The history of k-means involves several independent discoveries across different disciplines:
| Year | Researcher | Contribution |
|---|---|---|
| 1956 | Hugo Steinhaus | Proposed a similar partitioning idea in the context of mathematical optimization |
| 1957 | Stuart Lloyd | Developed the iterative algorithm for pulse-code modulation at Bell Labs (unpublished until 1982) |
| 1965 | Edward Forgy | Published a similar method independently |
| 1967 | James MacQueen | Published the algorithm and coined the term "k-means" |
| 1973 | J.C. Dunn | Introduced fuzzy c-means clustering |
| 1981 | J.C. Bezdek | Generalized fuzzy c-means |
| 2003 | Charles Elkan | Proposed an accelerated k-means using the triangle inequality |
| 2007 | Arthur and Vassilvitskii | Introduced k-means++ initialization with provable guarantees |
| 2010 | David Sculley | Published mini-batch k-means for web-scale applications |
| 2012 | Bahmani et al. | Proposed k-means |
The convergence of these independent discoveries reflects the fundamental nature of the problem: partitioning data into groups by proximity is a natural and broadly applicable idea that arises in many different fields.

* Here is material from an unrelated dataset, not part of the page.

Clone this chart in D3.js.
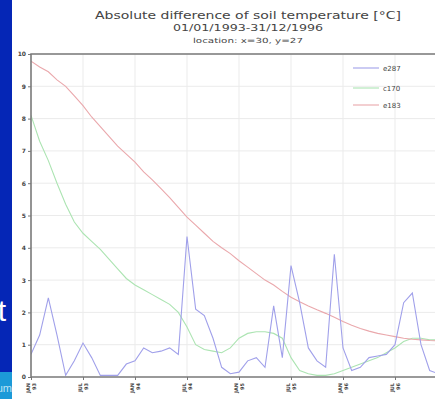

Imagine you have a bunch of different colored balls on the floor, and you want to group them by color. The k-means algorithm is like a smart robot that helps you do this. First, you tell the robot how many color groups (clusters) you want, and it randomly picks a spot for each group.
Then, the robot looks at each ball and puts it in the group with the closest matching spot. After all the balls are in groups, the robot moves each spot to the middle of the balls in that group. It repeats this process (look at each ball, put it in the closest group, then move the spots to the middle) until the groups don't change anymore. At the end, you have all your balls neatly grouped by color.
The tricky part is that you have to tell the robot how many groups to make before it starts. If you say 3 but there are really 5 colors, the robot will do its best, but some colors will be lumped together. That is why picking the right number of groups is important.